EXERCISE GOAL:
Starting at the first line of the listing below, retype each line up to and including the one that contains "Serif', 'Times New". Leave pictures out.

DATA:
════════

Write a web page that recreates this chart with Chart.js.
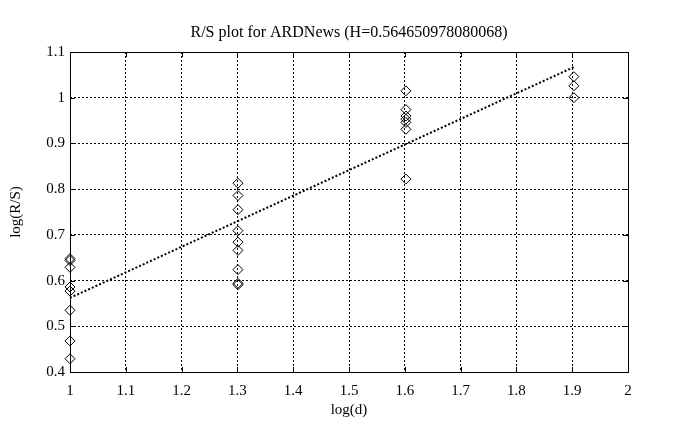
<!DOCTYPE html>
<html>
<head>
<meta charset="utf-8">
<script src="https://cdn.jsdelivr.net/npm/chart.js@4/dist/chart.umd.min.js"></script>
<style>
html,body{margin:0;padding:0;background:#fff;}
canvas{display:block;}
</style>
</head>
<body>
<canvas id="c" width="678" height="430"></canvas>
<script>
const titleText = "R/S plot for ARDNews (H=0.564650978080068)";
const xLabel = "log(d)";
const yLabel = "log(R/S)";
const logD = [1, 1.301, 1.602, 1.903];
const rsAtD10 = [0.648, 0.644, 0.629, 0.586, 0.577, 0.535, 0.468, 0.429];
const rsAtD20 = [0.813, 0.786, 0.755, 0.709, 0.684, 0.666, 0.624, 0.594, 0.591];
const rsAtD40 = [1.015, 0.974, 0.960, 0.953, 0.946, 0.931, 0.822];
const rsAtD80 = [1.046, 1.026, 1.000];
const fitX = [1, 1.903];
const fitY = [0.562, 1.067];
const xTicks = [1, 1.1, 1.2, 1.3, 1.4, 1.5, 1.6, 1.7, 1.8, 1.9, 2];
const yTicks = [0.4, 0.5, 0.6, 0.7, 0.8, 0.9, 1, 1.1];

const groups = [rsAtD10, rsAtD20, rsAtD40, rsAtD80];
const points = [];
groups.forEach((g, i) => g.forEach(v => points.push({x: logD[i], y: v})));
const fitLine = fitX.map((x, i) => ({x: x, y: fitY[i]}));

const FONT = "'Liberation Serif', 'Times New Roman', serif";

const boxPlugin = {
  id: 'boxTicks',
  afterLayout(chart) {
    const t = chart.titleBlock;
    if (t) {
      t.left = chart.chartArea.left;
      t.right = chart.chartArea.right;
      t.width = t.right - t.left;
    }
  },
  afterDraw(chart) {
    const {ctx, chartArea: a, scales} = chart;
    ctx.save();
    ctx.strokeStyle = '#000';
    ctx.lineWidth = 1;
    ctx.setLineDash([]);
    ctx.strokeRect(Math.round(a.left) + 0.5, Math.round(a.top) + 0.5, Math.round(a.right - a.left), Math.round(a.bottom - a.top));
    const L = 5;
    ctx.beginPath();
    xTicks.forEach(t => {
      const px = Math.round(scales.x.getPixelForValue(t)) + 0.5;
      ctx.moveTo(px, a.bottom); ctx.lineTo(px, a.bottom - L);
      ctx.moveTo(px, a.top); ctx.lineTo(px, a.top + L);
    });
    yTicks.forEach(t => {
      const py = Math.round(scales.y.getPixelForValue(t)) + 0.5;
      ctx.moveTo(a.left, py); ctx.lineTo(a.left + L, py);
      ctx.moveTo(a.right, py); ctx.lineTo(a.right - L, py);
    });
    ctx.stroke();
    ctx.restore();
  }
};
const bgPlugin = {
  id: 'bg',
  beforeDraw(chart) {
    const ctx = chart.ctx;
    ctx.save(); ctx.fillStyle = '#fff'; ctx.fillRect(0, 0, chart.width, chart.height); ctx.restore();
  }
};

new Chart(document.getElementById('c'), {
  type: 'scatter',
  data: {
    datasets: [
      {
        label: 'R/S',
        data: points,
        pointStyle: 'rectRot',
        pointRadius: 5,
        pointHoverRadius: 5,
        borderColor: '#000',
        backgroundColor: 'rgba(0,0,0,0)',
        borderWidth: 1,
        showLine: false,
        clip: false
      },
      {
        label: 'fit',
        data: fitLine,
        showLine: true,
        pointRadius: 0,
        borderColor: '#000',
        borderWidth: 2,
        borderDash: [2, 2],
        fill: false,
        clip: false
      }
    ]
  },
  options: {
    responsive: false,
    animation: false,
    layout: {padding: {left: 0, right: 50, top: 0, bottom: 0}},
    plugins: {
      legend: {display: false},
      tooltip: {enabled: false},
      title: {
        display: true,
        text: titleText,
        color: '#000',
        font: {family: FONT, size: 16, weight: 'normal'},
        padding: {top: 23.4, bottom: 9.4}
      }
    },
    scales: {
      x: {
        type: 'linear',
        min: 1, max: 2,
        afterBuildTicks(s) { s.ticks = xTicks.map(v => ({value: v})); },
        afterFit(s) { s.height = 58; },
        ticks: {
          color: '#000',
          font: {family: FONT, size: 15},
          padding: 10,
          maxRotation: 0,
          callback: v => String(v)
        },
        grid: {color: '#000', lineWidth: 1, drawTicks: false},
        border: {display: false, dash: [2, 2]},
        title: {
          display: true, text: xLabel, color: '#000',
          font: {family: FONT, size: 15},
          padding: {top: 0, bottom: 11}
        }
      },
      y: {
        type: 'linear',
        min: 0.4, max: 1.1,
        afterBuildTicks(s) { s.ticks = yTicks.map(v => ({value: v})); },
        afterFit(s) { s.width = 70; },
        ticks: {
          color: '#000',
          font: {family: FONT, size: 15},
          padding: 5,
          callback: v => String(v)
        },
        grid: {color: '#000', lineWidth: 1, drawTicks: false},
        border: {display: false, dash: [2, 2]},
        title: {
          display: true, text: yLabel, color: '#000',
          font: {family: FONT, size: 15},
          padding: {top: 7, bottom: 0}
        }
      }
    }
  },
  plugins: [bgPlugin, boxPlugin]
});
</script>
</body>
</html>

════════

EXERCISE OUTPUT:
Write a web page that recreates this chart with Chart.js.
<!DOCTYPE html>
<html>
<head>
<meta charset="utf-8">
<script src="https://cdn.jsdelivr.net/npm/chart.js@4/dist/chart.umd.min.js"></script>
<style>
html,body{margin:0;padding:0;background:#fff;}
canvas{display:block;}
</style>
</head>
<body>
<canvas id="c" width="678" height="430"></canvas>
<script>
const titleText = "R/S plot for ARDNews (H=0.564650978080068)";
const xLabel = "log(d)";
const yLabel = "log(R/S)";
const logD = [1, 1.301, 1.602, 1.903];
const rsAtD10 = [0.648, 0.644, 0.629, 0.586, 0.577, 0.535, 0.468, 0.429];
const rsAtD20 = [0.813, 0.786, 0.755, 0.709, 0.684, 0.666, 0.624, 0.594, 0.591];
const rsAtD40 = [1.015, 0.974, 0.960, 0.953, 0.946, 0.931, 0.822];
const rsAtD80 = [1.046, 1.026, 1.000];
const fitX = [1, 1.903];
const fitY = [0.562, 1.067];
const xTicks = [1, 1.1, 1.2, 1.3, 1.4, 1.5, 1.6, 1.7, 1.8, 1.9, 2];
const yTicks = [0.4, 0.5, 0.6, 0.7, 0.8, 0.9, 1, 1.1];

const groups = [rsAtD10, rsAtD20, rsAtD40, rsAtD80];
const points = [];
groups.forEach((g, i) => g.forEach(v => points.push({x: logD[i], y: v})));
const fitLine = fitX.map((x, i) => ({x: x, y: fitY[i]}));

const FONT = "'Liberation Serif', 'Times New Roman', serif";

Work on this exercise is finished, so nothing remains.